Stephen Gunn is hoping to help address Fife Flyers current scoring woes by becoming a more regular contributor of goals.
Gunn’s winner against Dundee Stars last Friday was only his second goal of the campaign, which added to his four assists, gives him six points from 26 games so far.
The 30-year-old is Flyers’ main British forward, icing regularly alongside imports on the third line, and he admits he has higher expectations for his own points production.
“It’s always good to get the winner, especially against Dundee, but I’m not really happy with the amount I’ve scored this season so far,” he told the Press.
“I’m playing okay - I’m getting chances and creating chances - so I’m hoping that if I keep working hard the goals will come.
“I don’t really like setting targets because you end up disappointed if you don’t hit them, but I would’ve liked around 15 to 20 points by now.
“I should’ve had a lot more points, which is the frustrating thing.
“My only target is to take more of the chances I’m getting right now.”
Gunn is not alone in his frustration at his lack of goals - import forwards TJ Caig and Jeff Lee have now gone 16 games without a goal - while only Coventry Blaze have scored fewer EIHL goals this season.
“Everyone is getting a bit frustrated with the amount of goals they are scoring,” Gunn said.
“We’re not scoring as many goals as we would like.
“It’s hard to put the finger on exactly why we’re not scoring - we’re making good enough chances in games and not finding the net which is frustrating.
“We’re not conceding much at the moment so we are giving ourselves the chance to win every game, but we’ve not been capitalising.

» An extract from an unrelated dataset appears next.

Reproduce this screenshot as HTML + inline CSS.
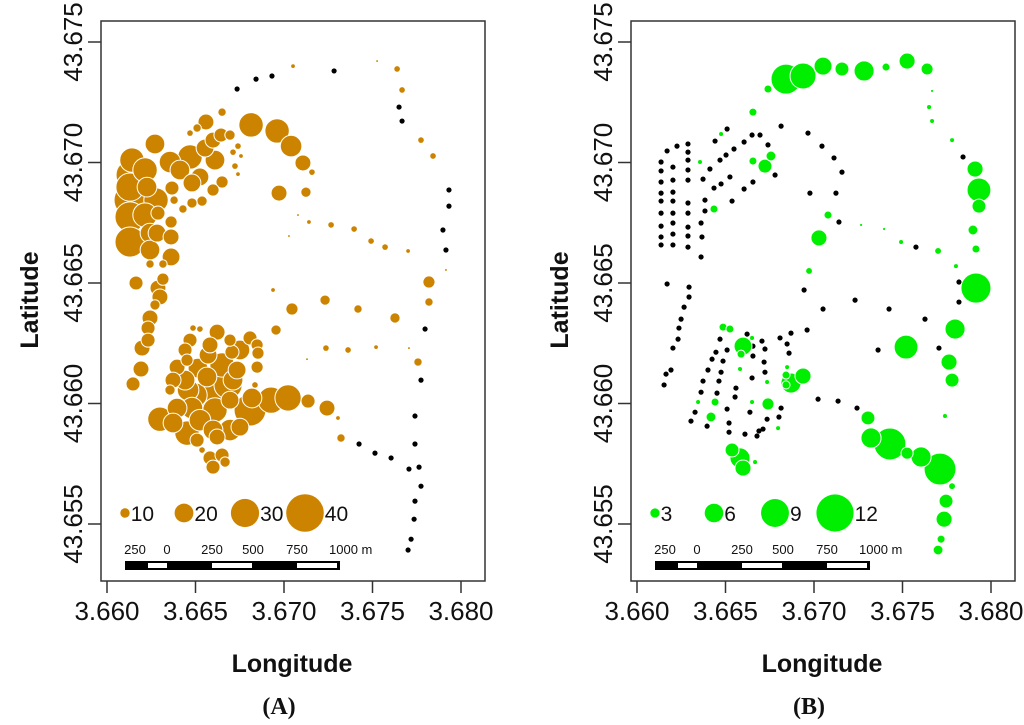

“We could maybe do with an 11-9 game ourselves to get the confidence going.
“If we keep working hard hopefully the goals will start going in.”
This season, for the first time since joining the Elite League in 2010, Flyers have eight forwards on the books, leaving the local Brits to compete for just one slot.

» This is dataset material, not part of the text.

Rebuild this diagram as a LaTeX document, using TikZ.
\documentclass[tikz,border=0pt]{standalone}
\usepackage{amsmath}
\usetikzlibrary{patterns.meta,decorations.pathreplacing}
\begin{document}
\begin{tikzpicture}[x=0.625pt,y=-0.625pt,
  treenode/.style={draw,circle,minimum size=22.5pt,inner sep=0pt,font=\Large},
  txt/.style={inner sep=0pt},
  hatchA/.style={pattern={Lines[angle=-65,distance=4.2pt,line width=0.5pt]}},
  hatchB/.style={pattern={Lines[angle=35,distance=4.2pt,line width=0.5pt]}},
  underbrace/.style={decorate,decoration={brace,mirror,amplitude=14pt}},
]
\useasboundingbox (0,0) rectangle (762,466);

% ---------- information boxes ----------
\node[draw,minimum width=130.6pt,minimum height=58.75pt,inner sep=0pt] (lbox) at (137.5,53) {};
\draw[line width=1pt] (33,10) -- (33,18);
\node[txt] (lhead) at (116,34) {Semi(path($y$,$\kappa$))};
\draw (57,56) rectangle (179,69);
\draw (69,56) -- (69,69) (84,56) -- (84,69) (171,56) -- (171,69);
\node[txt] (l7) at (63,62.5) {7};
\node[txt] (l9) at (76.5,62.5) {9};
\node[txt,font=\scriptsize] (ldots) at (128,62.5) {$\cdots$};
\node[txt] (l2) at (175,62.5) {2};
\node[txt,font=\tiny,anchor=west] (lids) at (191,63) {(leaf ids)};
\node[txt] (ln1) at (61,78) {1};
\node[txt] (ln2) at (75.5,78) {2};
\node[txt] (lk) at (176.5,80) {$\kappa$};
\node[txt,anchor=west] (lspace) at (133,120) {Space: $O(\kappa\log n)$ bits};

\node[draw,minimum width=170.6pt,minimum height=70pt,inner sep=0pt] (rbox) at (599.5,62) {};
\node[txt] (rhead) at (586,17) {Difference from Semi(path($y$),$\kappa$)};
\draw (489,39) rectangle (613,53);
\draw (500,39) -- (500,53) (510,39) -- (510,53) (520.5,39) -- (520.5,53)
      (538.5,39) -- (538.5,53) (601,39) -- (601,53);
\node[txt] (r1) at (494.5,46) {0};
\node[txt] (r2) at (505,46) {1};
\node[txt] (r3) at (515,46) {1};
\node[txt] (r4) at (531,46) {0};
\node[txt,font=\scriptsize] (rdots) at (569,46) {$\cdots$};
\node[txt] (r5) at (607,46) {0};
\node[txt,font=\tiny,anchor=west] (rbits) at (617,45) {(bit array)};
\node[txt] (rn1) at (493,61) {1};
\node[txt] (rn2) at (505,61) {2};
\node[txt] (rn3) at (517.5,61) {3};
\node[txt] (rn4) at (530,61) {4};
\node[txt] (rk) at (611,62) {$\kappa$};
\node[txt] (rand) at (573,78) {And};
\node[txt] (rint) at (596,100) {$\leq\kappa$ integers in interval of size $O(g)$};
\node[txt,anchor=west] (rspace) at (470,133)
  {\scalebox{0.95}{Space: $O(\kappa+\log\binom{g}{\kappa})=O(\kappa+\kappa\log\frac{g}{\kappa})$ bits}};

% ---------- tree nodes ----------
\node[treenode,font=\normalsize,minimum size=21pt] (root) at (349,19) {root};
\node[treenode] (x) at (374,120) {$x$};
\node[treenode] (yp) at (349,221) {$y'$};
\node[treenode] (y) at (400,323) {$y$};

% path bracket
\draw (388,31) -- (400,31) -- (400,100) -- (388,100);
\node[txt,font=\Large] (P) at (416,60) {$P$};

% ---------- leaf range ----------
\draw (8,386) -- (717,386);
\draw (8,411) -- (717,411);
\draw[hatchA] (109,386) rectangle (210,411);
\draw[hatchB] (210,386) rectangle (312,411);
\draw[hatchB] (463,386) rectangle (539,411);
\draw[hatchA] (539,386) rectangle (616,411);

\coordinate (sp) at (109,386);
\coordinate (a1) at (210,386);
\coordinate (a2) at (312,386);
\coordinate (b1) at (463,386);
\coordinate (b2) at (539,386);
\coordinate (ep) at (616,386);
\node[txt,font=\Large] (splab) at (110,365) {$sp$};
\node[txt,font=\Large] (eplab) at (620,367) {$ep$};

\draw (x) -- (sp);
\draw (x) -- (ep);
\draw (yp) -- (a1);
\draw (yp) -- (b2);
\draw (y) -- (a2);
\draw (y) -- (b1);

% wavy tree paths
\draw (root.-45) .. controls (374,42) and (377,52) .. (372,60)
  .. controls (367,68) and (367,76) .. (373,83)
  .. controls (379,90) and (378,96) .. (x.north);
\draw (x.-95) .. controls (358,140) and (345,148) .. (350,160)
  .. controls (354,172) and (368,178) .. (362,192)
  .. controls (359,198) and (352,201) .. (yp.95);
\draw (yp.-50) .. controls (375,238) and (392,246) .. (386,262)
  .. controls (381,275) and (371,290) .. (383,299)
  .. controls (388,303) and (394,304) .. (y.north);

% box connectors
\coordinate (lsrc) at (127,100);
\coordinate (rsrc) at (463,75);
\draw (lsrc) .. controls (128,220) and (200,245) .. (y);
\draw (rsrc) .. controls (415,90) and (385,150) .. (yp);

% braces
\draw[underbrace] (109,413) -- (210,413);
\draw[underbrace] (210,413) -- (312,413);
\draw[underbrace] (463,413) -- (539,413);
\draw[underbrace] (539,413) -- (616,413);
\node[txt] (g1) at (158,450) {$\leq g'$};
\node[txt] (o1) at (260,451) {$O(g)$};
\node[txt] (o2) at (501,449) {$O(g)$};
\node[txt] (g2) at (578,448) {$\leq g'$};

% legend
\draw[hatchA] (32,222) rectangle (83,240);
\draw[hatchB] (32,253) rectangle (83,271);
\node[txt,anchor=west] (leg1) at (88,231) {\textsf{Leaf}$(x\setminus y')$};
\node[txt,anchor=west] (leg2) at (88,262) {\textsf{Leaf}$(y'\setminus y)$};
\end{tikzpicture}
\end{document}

“My game has definitely come on this year playing with two imports,” Gunn said.
“There’s competition between the local guys for the spot but we’re all good friends.
“If I get dropped I would want those guys to go out and play well, and they are the same with me.
“We push each other as much as we can and we’re always encouraging each other.
“It’s good to have that competition - it keeps everyone on their toes.”
Gunn is looking forward to the weekend games against Dundee and Sheffield, but is not relishing the prospect of getting up for his work as a joiner on Monday morning.
“We tend to get back from these long trips at about five in the morning, and then most of us are up at seven for work,” he said.
“It’s not ideal, but we’re used to it now after five years.
“It doesn’t get any easier, especially the older you get.
“You can’t really sleep once you get home because you know you are up for work in a couple of hours and you don’t want to miss your alarm.
“You try to get some sleep on the bus but it’s never easy. It’s just one of those things we have to deal with.”